程式宣告一個Index Struct作為Dictionary的TKey型別，測試時使用亂數產生兩萬筆資料（但StkNo屬性值限定介於1000-1010，TypeCode限定0-9，Idx欄位取流水號具唯一性），分別測試Dictionary<Index, int>.Add()一萬筆及兩萬筆，依O(1)理論，後者的時間應為前者兩倍，事實不然：

10,000 items: 1,993ms
20,000 items: 7,869ms

塞入兩萬筆耗時為塞入一萬筆的四倍左右，為什麼？

做了一個小改寫，移除StkNo亂數取值的範圍限制，改成StkNo = rnd.Next().ToString()（實際範圍放大成int.MinValue到int.MaxValue），得到完全不同結果！

10,000 items: 6ms
20,000 items: 5ms

除了執行速度加快數百倍，加入一萬筆與加入兩萬筆的時間不分上下。（表示Add()所耗時間已非瓶頸，差異微小到可被忽略）

再試改寫成StkNo = rnd.Next(1000,1100).ToString()，讓StkNo介於1000到1099，結果則為：

10,000 items: 247ms
20,000 items: 877ms

速度比最初版本快8-9倍，塞入兩萬筆的時間為塞入一萬筆的3.5倍。

過去對雜湊表原理了解有限，歸納可知StkNo多樣性影響效能甚鉅，但不知其所以然。爬文查到Struct作為TKey時，鍵值比對時與GetHashCode()有關，但再多理論都比不上Source Code權威及清楚明瞭。使用JustDecompile揭開Dictionary<TKey, TValue> .Add()神祕面紗：

        private void Insert(TKey key, TValue value, bool add)

            int num;

            if (key == null)

                ThrowHelper.ThrowArgumentNullException(ExceptionArgument.key);

            if (this.buckets == null)

                this.Initialize(0);

            int hashCode = this.comparer.GetHashCode(key) & 2147483647;

            int length = hashCode % (int)this.buckets.Length;

            int num1 = 0;

            for (int i = this.buckets[length]; i >= 0; i = this.entries[i].next)

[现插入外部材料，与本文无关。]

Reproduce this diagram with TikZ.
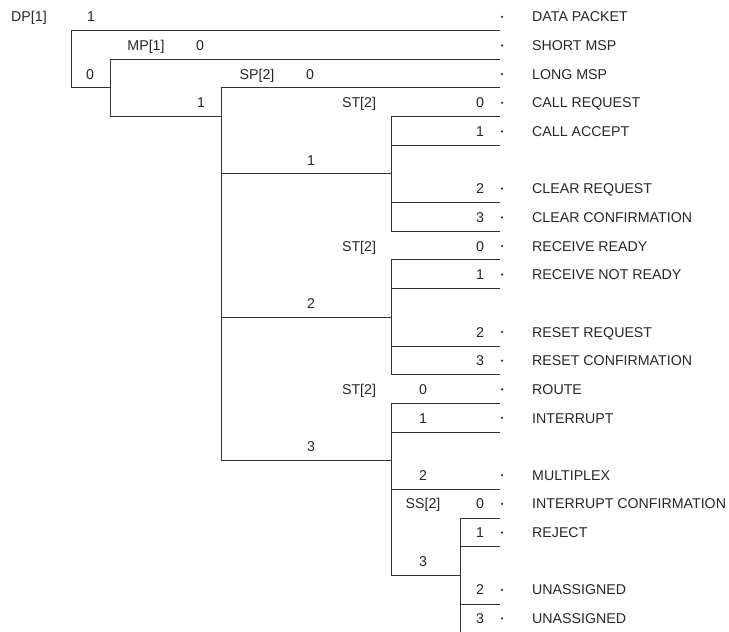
\documentclass[tikz,border=0pt]{standalone}
\usepackage{fontspec}
\setmainfont{Liberation Sans}
\newcommand\RY[1]{(21.9+28.65*(#1))}
\newcommand\BY[1]{(30.3+28.7*(#1))}
\begin{document}
\begin{tikzpicture}[x=1pt,y=-1pt,
  lbl/.style={font=\fontsize{14.2}{16}\selectfont, text=black!85, inner sep=0pt, anchor=base},
  itemtxt/.style={lbl, anchor=base west},
  dotm/.style={circle, fill=black!80, inner sep=0pt, minimum size=2.5pt},
  tree/.style={line width=0.9pt, draw=black!80}]
\useasboundingbox (0,0) rectangle (729,632);
% item names and dots
\foreach \r/\t/\n in {0/DATA PACKET/n0, 1/SHORT MSP/n1, 2/LONG MSP/n2,
  3/CALL REQUEST/n3, 4/CALL ACCEPT/n4, 6/CLEAR REQUEST/n6,
  7/CLEAR CONFIRMATION/n7, 8/RECEIVE READY/n8, 9/RECEIVE NOT READY/n9,
  11/RESET REQUEST/n11, 12/RESET CONFIRMATION/n12, 13/ROUTE/n13,
  14/INTERRUPT/n14, 16/MULTIPLEX/n16, 17/INTERRUPT CONFIRMATION/n17,
  18/REJECT/n18, 20/UNASSIGNED/n20, 21/UNASSIGNED/n21}{
  \node[itemtxt] (\n) at (532,{\RY{\r}}) {\t};
  \node[dotm] (d\n) at (502,{\RY{\r}-5.1}) {};
}
% digits at the right column
\foreach \r/\v in {3/0, 4/1, 6/2, 7/3, 8/0, 9/1, 11/2, 12/3, 17/0, 18/1, 20/2, 21/3}{
  \node[lbl] (v\r) at (480,{\RY{\r}}) {\v};
}
\foreach \r/\v in {13/0, 14/1, 16/2}{
  \node[lbl] (w\r) at (423,{\RY{\r}}) {\v};
}
% field labels
\node[lbl] (dp) at (29,{\RY{0}}) {DP[1]};
\node[lbl] (dp1) at (91,{\RY{0}}) {1};
\node[lbl] (dp0) at (90,{\RY{2}}) {0};
\node[lbl] (mp) at (146,{\RY{1}}) {MP[1]};
\node[lbl] (mp0) at (200,{\RY{1}}) {0};
\node[lbl] (mp1) at (201,{\RY{3}}) {1};
\node[lbl] (sp) at (257,{\RY{2}}) {SP[2]};
\node[lbl] (sp0) at (310,{\RY{2}}) {0};
\node[lbl] (sta) at (359,{\RY{3}}) {ST[2]};
\node[lbl] (stb) at (359,{\RY{8}}) {ST[2]};
\node[lbl] (stc) at (359,{\RY{13}}) {ST[2]};
\node[lbl] (sp1) at (311,{\RY{5}}) {1};
\node[lbl] (sp2) at (311,{\RY{10}}) {2};
\node[lbl] (sp3) at (311,{\RY{15}}) {3};
\node[lbl] (ss) at (423,{\RY{17}}) {SS[2]};
\node[lbl] (st3) at (423,{\RY{19}}) {3};
% tree lines
\draw[tree] (500,{\BY{0}}) -- (71,{\BY{0}}) -- (71,{\BY{2}}) -- (110,{\BY{2}});
\draw[tree] (500,{\BY{1}}) -- (110,{\BY{1}}) -- (110,{\BY{3}}) -- (221,{\BY{3}});
\draw[tree] (500,{\BY{2}}) -- (221,{\BY{2}}) -- (221,{\BY{15}});
% ST group 1
\draw[tree] (500,{\BY{3}}) -- (391,{\BY{3}}) -- (391,{\BY{7}}) -- (500,{\BY{7}});
\draw[tree] (391,{\BY{4}}) -- (500,{\BY{4}});
\draw[tree] (391,{\BY{6}}) -- (500,{\BY{6}});
\draw[tree] (221,{\BY{5}}) -- (391,{\BY{5}});
% ST group 2
\draw[tree] (500,{\BY{8}}) -- (391,{\BY{8}}) -- (391,{\BY{12}}) -- (500,{\BY{12}});
\draw[tree] (391,{\BY{9}}) -- (500,{\BY{9}});
\draw[tree] (391,{\BY{11}}) -- (500,{\BY{11}});
\draw[tree] (221,{\BY{10}}) -- (391,{\BY{10}});
% ST group 3
\draw[tree] (500,{\BY{13}}) -- (391,{\BY{13}}) -- (391,{\BY{19}}) -- (460,{\BY{19}});
\draw[tree] (391,{\BY{14}}) -- (500,{\BY{14}});
\draw[tree] (391,{\BY{16}}) -- (500,{\BY{16}});
\draw[tree] (221,{\BY{15}}) -- (391,{\BY{15}});
% SS group
\draw[tree] (500,{\BY{17}}) -- (460,{\BY{17}}) -- (460,632);
\draw[tree] (460,{\BY{18}}) -- (500,{\BY{18}});
\draw[tree] (460,{\BY{20}}) -- (500,{\BY{20}});
\end{tikzpicture}
\end{document}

                if (this.entries[i].hashCode == hashCode &&

                     this.comparer.Equals(this.entries[i].key, key))

                    if (add)

                        ThrowHelper.ThrowArgumentException(

                              ExceptionResource.Argument_AddingDuplicate);

                    this.entries[i].@value = value;

                    Dictionary<TKey, TValue> dictionary = this;

                    dictionary.version = dictionary.version + 1;

                    return;

                num1++;

依其程式邏輯，Insert時（Add背後會呼叫Insert(key, value, true)）先用GetHashCode()取得key參數的hashCode值，接著依Bucket分群規則（取hashCode除以Bucket個數的餘數，餘數相同者放在同一Bucket）比對同一Bucket的現存Key值，若hashCode相同且新舊Key值.Equals()也相等，依add參數決定要拋出鍵值重複錯誤還是取代現值。延伸閱讀

由此可知：

hashCode可能重複，而多個hashCode可能同屬一個Bucket
每次比對時先由hashCode找出其所屬Bucket，一一比對該Bucket下是否已存在相同鍵值
比對鍵值是否相同的邏輯為 this.entries[i].hashCode == hashCode && this.comparer.Equals(this.entries[i].key, key)，當hashCode相同才會進行第二階段Equals()比對。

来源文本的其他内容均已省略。